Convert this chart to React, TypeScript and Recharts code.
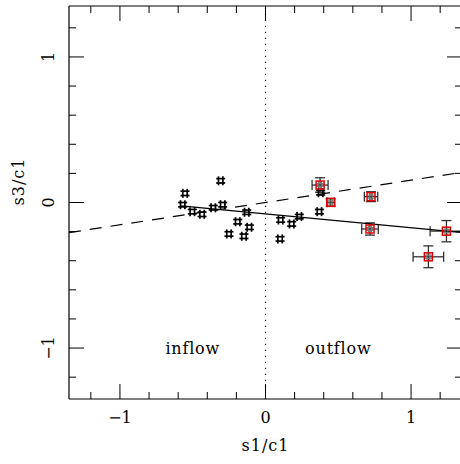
import { ErrorBar, Label, ReferenceLine, Scatter, ScatterChart, XAxis, YAxis } from "recharts";

// tick positions (same on both axes), majors get a label
const axisTicks = [-1.2, -1, -0.8, -0.6, -0.4, -0.2, 0, 0.2, 0.4, 0.6, 0.8, 1, 1.2];
const axisDomain = [-1.35, 1.35];

// plain points (black "#" markers)
const plainX = [
  -0.308, -0.553, -0.569, -0.503, -0.436, -0.359, -0.294, -0.129, -0.191, -0.111, -0.251, -0.148,
  0.104, 0.18, 0.232, 0.1, 0.37, 0.379,
];
const plainY = [
  0.149, 0.063, -0.015, -0.063, -0.081, -0.036, -0.015, -0.067, -0.132, -0.17, -0.216, -0.232,
  -0.12, -0.147, -0.097, -0.25, -0.063, 0.067,
];

// marked points (red boxes) with errors
const markedX = [0.375, 0.448, 0.725, 0.718, 1.243, 1.119];
const markedY = [0.12, 0.001, 0.04, -0.182, -0.197, -0.373];
const markedXErr = [0.055, 0.025, 0.046, 0.057, 0.112, 0.105];
const markedYErr = [0.05, 0.025, 0.034, 0.042, 0.073, 0.075];

// fitted lines, end points
const solidFitX = [-0.58, 1.35];
const solidFitY = [-0.023, -0.206];
const dashedFitX = [-1.35, 1.35];
const dashedFitY = [-0.207, 0.207];

const regionNames = ["inflow", "outflow"];
const regionX = [-0.5, 0.5];
const regionY = [-1.04, -1.04];

const plainPoints = plainX.map((x, i) => ({ x, y: plainY[i] }));
const markedPoints = markedX.map((x, i) => ({ x, y: markedY[i], ex: markedXErr[i], ey: markedYErr[i] }));
const solidFit = solidFitX.map((x, i) => ({ x, y: solidFitY[i] }));
const dashedFit = dashedFitX.map((x, i) => ({ x, y: dashedFitY[i] }));
const regions = regionNames.map((name, i) => ({ name, x: regionX[i], y: regionY[i] }));

const FONT = "DejaVu Serif";
const isMajor = (v: number) => Math.abs(v - Math.round(v)) < 1e-6;
const fmt = (v: number) => (Math.round(v) < 0 ? "\u2212" : "") + Math.abs(Math.round(v));
const tickLen = (v: number) => (isMajor(v) ? 15 : 7);

function BottomTick({ x, y, payload }: any) {
  const v = payload.value;
  return (
    <g>
      <line x1={x} x2={x} y1={y} y2={y - tickLen(v)} stroke="#000" />
      {isMajor(v) && (
        <text x={x} y={y + 24} textAnchor="middle" fontFamily={FONT} fontSize={16} fill="#000">
          {fmt(v)}
        </text>
      )}
    </g>
  );
}

function TopTick({ x, y, payload }: any) {
  return <line x1={x} x2={x} y1={y} y2={y + tickLen(payload.value)} stroke="#000" />;
}

function LeftTick({ x, y, payload }: any) {
  const v = payload.value;
  const tx = x - 15;
  return (
    <g>
      <line x1={x} x2={x + tickLen(v)} y1={y} y2={y} stroke="#000" />
      {isMajor(v) && (
        <text
          x={tx}
          y={y}
          transform={`rotate(-90 ${tx} ${y})`}
          textAnchor="middle"
          fontFamily={FONT}
          fontSize={16}
          fill="#000"
        >
          {fmt(v)}
        </text>
      )}
    </g>
  );
}

function RightTick({ x, y, payload }: any) {
  return <line x1={x} x2={x - tickLen(payload.value)} y1={y} y2={y} stroke="#000" />;
}

function Hash({ cx, cy }: any) {
  return (
    <g stroke="#000" strokeWidth={1.7}>
      <line x1={cx - 2.2} x2={cx - 2.2} y1={cy - 4.5} y2={cy + 4.5} />
      <line x1={cx + 2.2} x2={cx + 2.2} y1={cy - 4.5} y2={cy + 4.5} />
      <line x1={cx - 4.5} x2={cx + 4.5} y1={cy - 2.2} y2={cy - 2.2} />
      <line x1={cx - 4.5} x2={cx + 4.5} y1={cy + 2.2} y2={cy + 2.2} />
    </g>
  );
}

function RedBox({ cx, cy }: any) {
  return (
    <g>
      <g stroke="#777" strokeWidth={1}>
        <line x1={cx - 1.5} x2={cx - 1.5} y1={cy - 3.5} y2={cy + 3.5} />
        <line x1={cx + 1.5} x2={cx + 1.5} y1={cy - 3.5} y2={cy + 3.5} />
        <line x1={cx - 3.5} x2={cx + 3.5} y1={cy - 1.5} y2={cy - 1.5} />
        <line x1={cx - 3.5} x2={cx + 3.5} y1={cy + 1.5} y2={cy + 1.5} />
      </g>
      <rect x={cx - 4} y={cy - 4} width={8} height={8} fill="none" stroke="#e00000" strokeWidth={1.5} />
    </g>
  );
}

function RegionText({ cx, cy, payload }: any) {
  return (
    <text x={cx} y={cy} textAnchor="middle" fontFamily={FONT} fontSize={16} letterSpacing={0.8} fill="#000">
      {payload.name}
    </text>
  );
}

export default function App() {
  return (
    <div style={{ position: "absolute", left: 0, top: 0, width: 460, height: 464, overflow: "hidden", background: "#fff" }}>
      <ScatterChart width={470} height={464} margin={{ top: 5, right: 7, bottom: 64, left: 68 }}>
        <XAxis
          dataKey="x"
          type="number"
          domain={axisDomain}
          allowDataOverflow
          ticks={axisTicks}
          interval={0}
          height={1}
          tickSize={0}
          tickMargin={0}
          tickLine={false}
          tick={BottomTick}
          axisLine={{ stroke: "#000", strokeWidth: 1.2 }}
        >
          <Label
            content={({ viewBox }: any) => (
              <text
                x={viewBox.x + viewBox.width / 2}
                y={viewBox.y + 52}
                textAnchor="middle"
                fontFamily={FONT}
                fontSize={16}
                letterSpacing={1}
                fill="#000"
              >
                s1/c1
              </text>
            )}
          />
        </XAxis>
        <XAxis
          xAxisId="top"
          orientation="top"
          dataKey="x"
          type="number"
          domain={axisDomain}
          allowDataOverflow
          ticks={axisTicks}
          interval={0}
          height={1}
          tickSize={0}
          tickMargin={0}
          tickLine={false}
          tick={TopTick}
          axisLine={{ stroke: "#000", strokeWidth: 1.2 }}
        />
        <YAxis
          dataKey="y"
          type="number"
          domain={axisDomain}
          allowDataOverflow
          ticks={axisTicks}
          interval={0}
          width={1}
          tickSize={0}
          tickMargin={0}
          tickLine={false}
          tick={LeftTick}
          axisLine={{ stroke: "#000", strokeWidth: 1.2 }}
        >
          <Label
            content={({ viewBox }: any) => {
              const lx = viewBox.x + viewBox.width - 45;
              const ly = viewBox.y + viewBox.height / 2 - 21;
              return (
                <text
                  x={lx}
                  y={ly}
                  transform={`rotate(-90 ${lx} ${ly})`}
                  textAnchor="middle"
                  fontFamily={FONT}
                  fontSize={16}
                  letterSpacing={1}
                  fill="#000"
                >
                  s3/c1
                </text>
              );
            }}
          />
        </YAxis>
        <YAxis
          yAxisId="right"
          orientation="right"
          dataKey="y"
          type="number"
          domain={axisDomain}
          allowDataOverflow
          ticks={axisTicks}
          interval={0}
          width={1}
          tickSize={0}
          tickMargin={0}
          tickLine={false}
          tick={RightTick}
          axisLine={{ stroke: "#000", strokeWidth: 1.2 }}
        />

        <ReferenceLine x={0} stroke="#000" strokeWidth={1.2} strokeDasharray="1.2 4.8" />

        <Scatter
          data={dashedFit}
          line={{ stroke: "#000", strokeWidth: 1.2, strokeDasharray: "12 9" }}
          shape={() => <g />}
          isAnimationActive={false}
        />
        <Scatter
          data={solidFit}
          line={{ stroke: "#000", strokeWidth: 1.3 }}
          shape={() => <g />}
          isAnimationActive={false}
        />
        <Scatter data={plainPoints} shape={Hash} isAnimationActive={false} />
        <Scatter data={markedPoints} shape={RedBox} isAnimationActive={false}>
          <ErrorBar dataKey="ex" direction="x" width={5} stroke="#333" strokeWidth={1.3} />
          <ErrorBar dataKey="ey" direction="y" width={5} stroke="#333" strokeWidth={1.3} />
        </Scatter>
        <Scatter data={regions} shape={RegionText} isAnimationActive={false} />
      </ScatterChart>
    </div>
  );
}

=-=-=

Challenge: Pictures are excluded; extract exactly the lines from the start of the data through the line that holds "const markedYErr = [0.05, 0.025, 0.034, 0.042, 0.073, 0.075];", both ends included.

Result for this exercise:
Convert this chart to React, TypeScript and Recharts code.
import { ErrorBar, Label, ReferenceLine, Scatter, ScatterChart, XAxis, YAxis } from "recharts";

// tick positions (same on both axes), majors get a label
const axisTicks = [-1.2, -1, -0.8, -0.6, -0.4, -0.2, 0, 0.2, 0.4, 0.6, 0.8, 1, 1.2];
const axisDomain = [-1.35, 1.35];

// plain points (black "#" markers)
const plainX = [
  -0.308, -0.553, -0.569, -0.503, -0.436, -0.359, -0.294, -0.129, -0.191, -0.111, -0.251, -0.148,
  0.104, 0.18, 0.232, 0.1, 0.37, 0.379,
];
const plainY = [
  0.149, 0.063, -0.015, -0.063, -0.081, -0.036, -0.015, -0.067, -0.132, -0.17, -0.216, -0.232,
  -0.12, -0.147, -0.097, -0.25, -0.063, 0.067,
];

// marked points (red boxes) with errors
const markedX = [0.375, 0.448, 0.725, 0.718, 1.243, 1.119];
const markedY = [0.12, 0.001, 0.04, -0.182, -0.197, -0.373];
const markedXErr = [0.055, 0.025, 0.046, 0.057, 0.112, 0.105];
const markedYErr = [0.05, 0.025, 0.034, 0.042, 0.073, 0.075];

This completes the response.